Cette loi qui prétend défendre la dignité des femmes va tout simplement interdire aux femmes concernées de circuler librement dans la rue, au risque de les enfermer dans leur maison.

Comble de l'hypocrisie, elle est votée par des partis au pouvoir qui bafouent quotidiennement les droits des femmes en démantelant les services publics, en réduisant les budgets sociaux, aux associations féministes ou en développant la précarité.

S'il y a urgence à défendre la laïcité et les droits des femmes, pourquoi ne pas interdire les rassemblements publics contre le droit à l'avortement, comme celui auquel participait Monseigneur Léonard dimanche dernier? Or, dans ce cas là, aucun de nos «ayatollahs» pseudos-laïcs ne s'est précipité pour légiférer.

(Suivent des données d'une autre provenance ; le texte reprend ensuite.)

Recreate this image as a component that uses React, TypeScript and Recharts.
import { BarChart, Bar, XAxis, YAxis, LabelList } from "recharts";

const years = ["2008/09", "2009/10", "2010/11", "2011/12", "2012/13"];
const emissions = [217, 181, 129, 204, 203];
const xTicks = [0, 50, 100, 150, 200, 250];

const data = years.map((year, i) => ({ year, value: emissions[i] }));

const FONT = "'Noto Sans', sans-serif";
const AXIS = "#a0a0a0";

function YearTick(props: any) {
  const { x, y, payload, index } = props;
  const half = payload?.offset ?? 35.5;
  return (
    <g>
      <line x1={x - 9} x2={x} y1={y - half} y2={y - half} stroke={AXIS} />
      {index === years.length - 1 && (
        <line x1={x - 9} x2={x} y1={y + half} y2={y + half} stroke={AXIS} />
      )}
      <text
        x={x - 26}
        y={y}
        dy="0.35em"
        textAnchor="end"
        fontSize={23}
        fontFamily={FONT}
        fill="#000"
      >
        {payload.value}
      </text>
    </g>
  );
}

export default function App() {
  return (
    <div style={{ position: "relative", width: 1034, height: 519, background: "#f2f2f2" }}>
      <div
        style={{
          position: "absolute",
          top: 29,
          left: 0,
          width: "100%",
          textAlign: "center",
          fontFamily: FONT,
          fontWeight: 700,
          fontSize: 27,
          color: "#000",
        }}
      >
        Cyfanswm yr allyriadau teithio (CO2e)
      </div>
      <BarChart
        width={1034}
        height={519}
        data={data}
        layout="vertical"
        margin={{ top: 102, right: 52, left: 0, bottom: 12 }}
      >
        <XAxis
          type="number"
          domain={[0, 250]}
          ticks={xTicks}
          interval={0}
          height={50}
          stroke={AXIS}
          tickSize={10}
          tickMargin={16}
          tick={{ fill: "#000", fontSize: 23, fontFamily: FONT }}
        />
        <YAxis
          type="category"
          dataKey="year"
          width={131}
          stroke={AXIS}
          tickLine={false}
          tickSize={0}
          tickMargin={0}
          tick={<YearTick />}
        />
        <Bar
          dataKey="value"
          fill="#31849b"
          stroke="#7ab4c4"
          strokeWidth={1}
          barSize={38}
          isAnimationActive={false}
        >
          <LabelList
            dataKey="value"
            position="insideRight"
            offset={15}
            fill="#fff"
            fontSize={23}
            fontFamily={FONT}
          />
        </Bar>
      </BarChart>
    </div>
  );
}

Deux poids, deux mesures?

La LCR est scandalisée de voir les partis traditionnels MR, CDH, PS et y compris Ecolo, stigmatiser une communauté et tomber ainsi dans le piège orchestré par l'extrême-droite.

Si l'objectif de ces partis est de glaner des voix sur le dos d'une communauté dont une partie n'a toujours pas le droit de vote, faut-il rappeler que l'électeur préfère toujours l'original à la copie?

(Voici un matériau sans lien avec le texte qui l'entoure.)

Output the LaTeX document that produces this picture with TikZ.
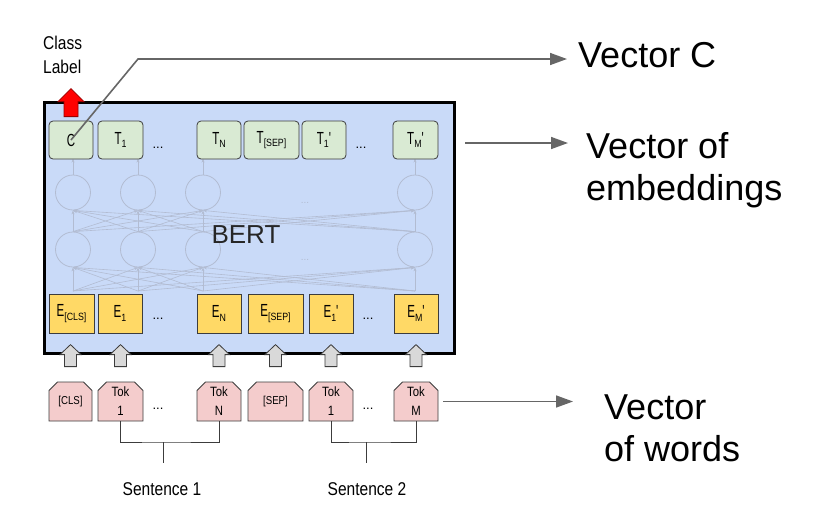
\documentclass[tikz,border=0pt]{standalone}
\usepackage{fontspec}
\setmainfont{Liberation Sans}
\newfontfamily\narrowfont[FakeStretch=0.84]{Liberation Sans}
\newfontfamily\slimfont[FakeStretch=0.66]{Liberation Sans}
\usepackage{tikz}
\usetikzlibrary{arrows.meta,positioning,shapes.misc,calc}
\definecolor{bertblue}{RGB}{201,218,248}
\definecolor{tgreen}{RGB}{217,234,211}
\definecolor{eyellow}{RGB}{255,217,102}
\definecolor{tokpink}{RGB}{244,204,204}
\definecolor{arrgray}{RGB}{217,217,217}
\definecolor{boxline}{RGB}{60,60,60}
\definecolor{linegray}{RGB}{102,102,102}
\definecolor{netgray}{RGB}{178,188,210}
\newcommand{\lsub}[1]{\raisebox{-3.5pt}{\fontsize{10.5}{12}\selectfont\narrowfont #1}}

\begin{document}
\begin{tikzpicture}[x=1pt,y=-1pt,>={Triangle[length=17pt,width=12pt]},
  every node/.style={inner sep=0pt},
  bertbox/.style={draw=black,fill=bertblue,line width=3pt,minimum width=410pt,minimum height=251pt},
  tbox/.style={draw=boxline,fill=tgreen,rounded corners=4pt,line width=0.8pt,minimum height=38pt,font=\slimfont\fontsize{17.5}{20}\selectfont},
  ebox/.style={draw=boxline,fill=eyellow,line width=0.8pt,minimum height=39pt,font=\slimfont\fontsize{17.5}{20}\selectfont},
  tokbox/.style={chamfered rectangle,chamfered rectangle corners={north west,north east},
    chamfered rectangle xsep=5pt,chamfered rectangle angle=45,draw=boxline,fill=tokpink,
    line width=0.8pt,minimum height=39pt,align=center,font=\narrowfont\fontsize{13.5}{19}\selectfont},
  dots/.style={anchor=base,font=\fontsize{13}{15}\selectfont},
  netcirc/.style={circle,draw=netgray,line width=0.8pt,minimum size=35pt},
  netline/.style={draw=netgray,line width=0.6pt,-{Stealth[length=4pt,width=3pt]}},
  vline/.style={draw=linegray,line width=1.6pt},
  brk/.style={draw=boxline,line width=1pt},
  bigtxt/.style={font=\fontsize{36}{42}\selectfont},
  grayup/.pic={\draw[draw=boxline,fill=arrgray,line width=0.8pt]
    (0,0) -- (10.5,10) -- (6,10) -- (6,22) -- (-6,22) -- (-6,10) -- (-10.5,10) -- cycle;},
  redup/.pic={\draw[draw=red!60!black,fill=red,line width=0.8pt]
    (0,0) -- (13,13) -- (7,13) -- (7,28) -- (-7,28) -- (-7,13) -- (-13,13) -- cycle;}]
  \useasboundingbox (0,0) rectangle (820,507);

  % BERT block with the faint network
  \node[bertbox] (bert) at (249.5,228) {};
  \foreach \x/\n in {73/a,138/b,203/c,415/d}{
    \node[netcirc] (n1\n) at (\x,192.5) {};
    \node[netcirc] (n2\n) at (\x,249.5) {};
    \coordinate (b\n) at (\x,291);
  }
  \foreach \i in {a,b,c,d}{
    \foreach \j in {a,b,c,d}{
      \draw[netline] (b\i) -- (n2\j.south);
      \draw[netline] (n2\i.north) -- (n1\j.south);
    }
    \draw[netline] (n1\i.north) -- ++(0,-16);
  }
  \node[text=netgray,font=\fontsize{10}{12}\selectfont] (nd1) at (305,203) {...};
  \node[text=netgray,font=\fontsize{10}{12}\selectfont] (nd2) at (305,260) {...};
  \node[anchor=base,text=black!85,font=\fontsize{26}{30}\selectfont] (bname) at (246,243) {BERT};

  % output row
  \node[tbox,minimum width=44pt] (tC) at (71,140) {C};
  \node[tbox,minimum width=45pt] (t1) at (120.5,140) {T\lsub{1}};
  \node[dots] (td1) at (158,148) {...};
  \node[tbox,minimum width=44pt] (tN) at (219,140) {T\lsub{N}};
  \node[tbox,minimum width=55pt] (tsep) at (271.5,140) {T\lsub{[SEP]}};
  \node[tbox,minimum width=44pt] (t1b) at (324,140) {T\lsub{1}'};
  \node[dots] (td2) at (361,148) {...};
  \node[tbox,minimum width=45pt] (tM) at (415.5,140) {T\lsub{M}'};

  % embedding row
  \node[ebox,minimum width=45pt] (ecls) at (71.5,313.5) {E\lsub{[CLS]}};
  \node[ebox,minimum width=44pt] (e1) at (120,313.5) {E\lsub{1}};
  \node[dots] (ed1) at (158,319) {...};
  \node[ebox,minimum width=44pt] (eN) at (219,313.5) {E\lsub{N}};
  \node[ebox,minimum width=55pt] (esep) at (275.5,313.5) {E\lsub{[SEP]}};
  \node[ebox,minimum width=44pt] (e1b) at (331,313.5) {E\lsub{1}'};
  \node[dots] (ed2) at (368,319) {...};
  \node[ebox,minimum width=44pt] (eM) at (416,313.5) {E\lsub{M}'};

  % input tokens
  \node[tokbox,minimum width=43pt,font=\narrowfont\fontsize{11.5}{14}\selectfont] (kcls) at (70.5,401.5) {[CLS]};
  \node[tokbox,minimum width=45pt] (k1) at (120.5,401.5) {Tok\\1};
  \node[dots] (kd1) at (158,409) {...};
  \node[tokbox,minimum width=44pt] (kN) at (219,401.5) {Tok\\N};
  \node[tokbox,minimum width=55pt,font=\narrowfont\fontsize{11.5}{14}\selectfont] (ksep) at (275.5,401.5) {[SEP]};
  \node[tokbox,minimum width=44pt] (k1b) at (331,401.5) {Tok\\1};
  \node[dots] (kd2) at (368,409) {...};
  \node[tokbox,minimum width=44pt] (kM) at (416,401.5) {Tok\\M};

  \foreach \k in {kcls,k1,kN,ksep,k1b,kM}
    \pic at ($(\k.north)+(0,-37)$) {grayup};
  \pic at ($(tC.north)+(0,-32)$) {redup};
  \node[anchor=west,align=left,font=\narrowfont\fontsize{18.5}{24}\selectfont] (clabel) at (43,55) {Class\\Label};

  % sentence brackets
  \coordinate (s1top) at (163,442);
  \coordinate (s2top) at (366,442);
  \draw[brk] (k1.south) |- (s1top) -| (kN.south);
  \draw[brk] (s1top) -- ++(0,21);
  \draw[brk] (k1b.south) |- (s2top) -| (kM.south);
  \draw[brk] (s2top) -- ++(0,21);
  \node[anchor=base,font=\narrowfont\fontsize{18.5}{22}\selectfont] (sent1) at (162,495) {Sentence 1};
  \node[anchor=base,font=\narrowfont\fontsize{18.5}{22}\selectfont] (sent2) at (367,495) {Sentence 2};

  % right hand labels
  \coordinate (cbend) at (138,59);
  \coordinate (vctip) at (567,59);
  \coordinate (embtip) at (568,143);
  \coordinate (wtip) at (573,403);
  \draw[vline,->] (tC.center) -- (cbend) -- (vctip);
  \draw[vline,->] ($(bert.east |- embtip)+(9,0)$) -- (embtip);
  \draw[vline,->] ($(kM.east)+(5,0)$) -- (kM.east -| wtip);
  \node[bigtxt,anchor=base west] (vC) at (578,67) {Vector C};
  \node[bigtxt,anchor=west,align=left] (vE) at (586,170) {Vector of\\embeddings};
  \node[bigtxt,anchor=west,align=left] (vW) at (604,428.5) {Vector\\of words};
\end{tikzpicture}
\end{document}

L'exemple de la France — où le Front National a opéré une spectaculaire remontée aux élections régionales en bénéficiant de la campagne islamophobe et raciste orchestrée par le gouvernement Sarkozy — devrait pourtant faire réfléchir nos apprentis-sorciers.

La LCR met en garde: l'histoire fournit trop d'exemples montrant que la stigmatisation permanente et la violence verbale contre une communauté pavent le chemin pour la violence physique contre celle-ci. La vague islamophobe est de plus en plus haineuse et elle a déjà tué dans d'autres pays. Danger!

Pour la LCR, l'émancipation des femmes musulmanes – et de toutes les femmes - sera l'oeuvre de ces femmes elles-mêmes, pas de l'Etat belge. La LCR est solidaire de leurs combats contre toutes les formes d'oppression, ici et ailleurs.

Quant à la laïcité, elle se définit selon nous par la séparation entre l'Etat et les pouvoirs religieux, pas par l'interdiction des signes religieux individuels dans l'espace public, qui doit être pluraliste et respecter les convictions de chacun-e.